### Data
· · · ·

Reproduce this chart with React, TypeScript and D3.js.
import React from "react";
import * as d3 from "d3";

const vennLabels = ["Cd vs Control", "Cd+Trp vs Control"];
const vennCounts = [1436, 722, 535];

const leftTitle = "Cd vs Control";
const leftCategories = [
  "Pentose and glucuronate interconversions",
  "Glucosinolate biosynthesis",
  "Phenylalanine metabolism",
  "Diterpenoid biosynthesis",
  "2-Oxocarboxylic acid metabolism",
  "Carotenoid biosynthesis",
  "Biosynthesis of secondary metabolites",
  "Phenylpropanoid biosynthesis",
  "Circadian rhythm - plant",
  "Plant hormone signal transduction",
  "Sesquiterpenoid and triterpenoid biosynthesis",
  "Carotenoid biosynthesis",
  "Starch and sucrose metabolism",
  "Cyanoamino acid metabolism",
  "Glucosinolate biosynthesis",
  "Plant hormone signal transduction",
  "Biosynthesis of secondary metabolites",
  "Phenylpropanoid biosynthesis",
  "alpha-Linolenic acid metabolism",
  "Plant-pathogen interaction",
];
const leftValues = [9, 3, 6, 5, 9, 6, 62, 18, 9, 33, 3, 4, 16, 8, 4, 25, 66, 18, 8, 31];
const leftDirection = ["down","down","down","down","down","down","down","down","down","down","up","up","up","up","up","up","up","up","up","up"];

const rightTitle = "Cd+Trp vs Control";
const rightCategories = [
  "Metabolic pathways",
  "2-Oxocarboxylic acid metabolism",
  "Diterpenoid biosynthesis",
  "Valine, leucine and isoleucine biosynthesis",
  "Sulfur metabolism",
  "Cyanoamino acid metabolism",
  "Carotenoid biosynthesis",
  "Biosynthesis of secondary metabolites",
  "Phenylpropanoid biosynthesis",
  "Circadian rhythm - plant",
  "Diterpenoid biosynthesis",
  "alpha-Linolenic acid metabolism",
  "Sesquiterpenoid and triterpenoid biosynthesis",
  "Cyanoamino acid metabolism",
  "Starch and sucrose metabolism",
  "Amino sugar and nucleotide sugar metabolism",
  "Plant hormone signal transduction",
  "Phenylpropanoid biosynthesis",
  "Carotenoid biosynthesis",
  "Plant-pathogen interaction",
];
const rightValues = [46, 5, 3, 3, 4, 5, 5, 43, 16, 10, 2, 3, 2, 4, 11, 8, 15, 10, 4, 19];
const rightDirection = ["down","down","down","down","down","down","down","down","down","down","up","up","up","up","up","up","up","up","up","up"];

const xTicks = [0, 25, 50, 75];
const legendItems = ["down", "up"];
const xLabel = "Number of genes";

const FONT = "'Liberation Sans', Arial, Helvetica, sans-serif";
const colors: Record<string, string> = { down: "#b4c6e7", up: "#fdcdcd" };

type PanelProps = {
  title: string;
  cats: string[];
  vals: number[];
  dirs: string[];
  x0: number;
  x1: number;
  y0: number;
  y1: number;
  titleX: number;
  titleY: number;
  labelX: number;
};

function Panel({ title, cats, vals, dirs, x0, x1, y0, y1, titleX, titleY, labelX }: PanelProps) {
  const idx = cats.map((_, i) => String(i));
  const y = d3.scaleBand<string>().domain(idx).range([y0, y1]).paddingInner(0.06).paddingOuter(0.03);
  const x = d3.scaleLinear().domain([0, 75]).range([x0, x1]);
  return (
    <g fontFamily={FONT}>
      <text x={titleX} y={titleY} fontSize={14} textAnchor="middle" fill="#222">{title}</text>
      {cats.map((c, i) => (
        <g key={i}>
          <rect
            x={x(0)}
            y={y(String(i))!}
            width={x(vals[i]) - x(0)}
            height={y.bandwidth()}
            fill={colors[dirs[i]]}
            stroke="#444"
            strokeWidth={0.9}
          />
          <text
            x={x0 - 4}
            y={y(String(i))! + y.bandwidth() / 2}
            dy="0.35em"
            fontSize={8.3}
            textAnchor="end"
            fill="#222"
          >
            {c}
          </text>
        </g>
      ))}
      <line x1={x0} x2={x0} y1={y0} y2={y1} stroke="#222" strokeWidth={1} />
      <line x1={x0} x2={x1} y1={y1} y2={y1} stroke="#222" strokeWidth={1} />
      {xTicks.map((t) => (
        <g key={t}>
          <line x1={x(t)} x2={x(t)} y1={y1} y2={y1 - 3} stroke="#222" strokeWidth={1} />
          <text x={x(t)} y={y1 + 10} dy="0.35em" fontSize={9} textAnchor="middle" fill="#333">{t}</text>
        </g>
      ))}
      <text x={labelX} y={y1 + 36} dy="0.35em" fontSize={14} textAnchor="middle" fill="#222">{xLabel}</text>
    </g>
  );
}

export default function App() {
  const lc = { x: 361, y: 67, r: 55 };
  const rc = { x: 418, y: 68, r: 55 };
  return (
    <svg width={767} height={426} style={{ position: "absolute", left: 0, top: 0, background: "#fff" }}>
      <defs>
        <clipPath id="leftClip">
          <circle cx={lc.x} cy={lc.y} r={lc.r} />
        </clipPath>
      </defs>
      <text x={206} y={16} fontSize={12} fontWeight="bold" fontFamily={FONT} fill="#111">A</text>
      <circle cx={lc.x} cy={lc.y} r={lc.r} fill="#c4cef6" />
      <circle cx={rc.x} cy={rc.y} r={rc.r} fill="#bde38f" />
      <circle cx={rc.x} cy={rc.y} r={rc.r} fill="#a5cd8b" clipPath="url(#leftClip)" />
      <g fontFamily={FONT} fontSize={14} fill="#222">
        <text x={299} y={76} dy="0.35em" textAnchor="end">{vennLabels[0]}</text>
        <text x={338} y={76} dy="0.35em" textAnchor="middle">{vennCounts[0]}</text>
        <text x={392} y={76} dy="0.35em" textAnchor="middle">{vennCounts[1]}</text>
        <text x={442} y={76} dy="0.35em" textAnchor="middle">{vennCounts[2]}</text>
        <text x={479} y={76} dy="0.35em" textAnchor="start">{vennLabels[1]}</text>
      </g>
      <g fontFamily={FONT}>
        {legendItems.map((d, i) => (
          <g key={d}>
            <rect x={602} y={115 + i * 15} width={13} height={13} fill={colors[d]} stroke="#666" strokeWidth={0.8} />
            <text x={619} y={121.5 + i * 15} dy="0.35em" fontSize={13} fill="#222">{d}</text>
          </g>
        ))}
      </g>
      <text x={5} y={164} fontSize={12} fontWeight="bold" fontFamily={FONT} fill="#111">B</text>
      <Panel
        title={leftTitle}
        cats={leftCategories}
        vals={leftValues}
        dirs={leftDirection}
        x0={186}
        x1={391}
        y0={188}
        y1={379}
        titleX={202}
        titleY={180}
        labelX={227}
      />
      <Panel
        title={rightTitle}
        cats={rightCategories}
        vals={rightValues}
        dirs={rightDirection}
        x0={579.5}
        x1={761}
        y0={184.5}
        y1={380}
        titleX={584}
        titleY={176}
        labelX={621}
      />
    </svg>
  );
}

· · · ·

### Task
What is needed is an exact copy of the lines from the start of the listing through the line where "const vennCounts = [1436, 722, 535];" sits, please, both end lines included and nothing more.

### Written response
Reproduce this chart with React, TypeScript and D3.js.
import React from "react";
import * as d3 from "d3";

const vennLabels = ["Cd vs Control", "Cd+Trp vs Control"];
const vennCounts = [1436, 722, 535];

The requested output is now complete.